Old Stuff

My riding lawnmower is deep into its second career. It worked for many years as the mower for the cemetery up the road from our house. It is a John Deere 210, which is a vintage mower by anyone’s definition. About 15 years ago, the mower had enough hours on it that the cemetery association decided to sell it and buy a new one. Through an intermediary, I learned about it, bought it, and brought it home. I’ve had my issues with it, but it has served me faithfully for all these years.

The mower deck has taken a beating, however. Mowing a cemetery can not be an easy life for a riding mower, but mowing the two acres of roughly landscaped lawn surrounding our home is harder. The large wheels of the rider bounce over the bumps, but the little wheels on the mower deck rattle over every bump. The back wheel next to the discharge on the deck has been repaired several times, and unfortunately broke on me about half way through my mowing job the other day. I drove the mower into the garage, jacked it up, and decided to try a quick weld to repair it. I tried to keep mowing, but it broke again almost right away.

So I put it back in the garage and decided I’d tackle it again in the morning. When I jacked it back up again the next day, I decided I couldn’t assess the problem without removing the deck and putting it on the bench. This is a big job that is best avoided unless necessary, but I decided to tackle it. When I got it off and cleaned up, I saw a puddle of bubble gum welding on the offending joint. It appears to have been repaired numerous times, and each time broken again. I had to get the cutting torch out and cut away some of the previous repairs before I could even bend the wheel up into the position it was supposed to be in. Once I did that, a jagged gap opened up in the metal which was too wide to bridge with welding.

At this point, I reassessed my position. A serious repair was required here involving hours of labor. On the other hand, a new John Deere zero radius riding mower costs over $4,000. Looking at my old mower, I figured the dealer would be doing me a favor if he gave me $250 for it on a trade in. That clinched it for me. I have almost nothing to lose by attempting this repair, and will gain $4,000 if I can keep it working.

I found a scrap piece of 3/4″ angle iron I could heat and shape into a patch for the broken place on the deck. Using the torch and angle grinder, I smoothed off the previous 5 repairs well enough that the patch would lay relatively flat. I then welded the patch in place. I flipped the deck over, and welded the patch from the top through the crack. Then I added a small chunk of 1/2″ rod to the piece of tube that allowed the wheel to adjust. I think this last addition was what will do the trick. The critical stress area of this wheel is now supported below and above, allowing a transfer of compression and tension that should make this repair tougher than the original.

I finished cutting the grass, and swear the mower was working better than it had in many a year. Oh yes, and while I had it on the bench, I noticed I’d installed the blades backwards the last time I’d sharpened them. Doh!

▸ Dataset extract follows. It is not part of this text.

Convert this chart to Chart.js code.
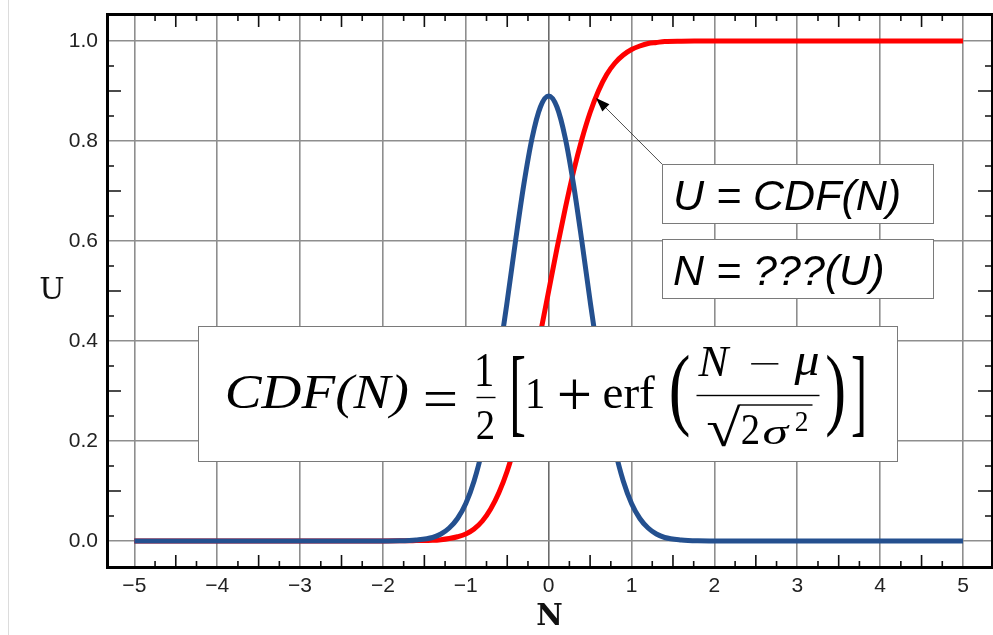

I do like my shop and the tools I’ve accumulated. Had this mower been new, I would not have attempted this repair, and would not have gained the satisfaction I did. It suddenly made sense to me to try to keep the old equipment going. It is good for the environment to keep serviceable equipment running as long as possible, and good for the soul if you can occasionally use your tools to repair something that might otherwise wind up in the dumps.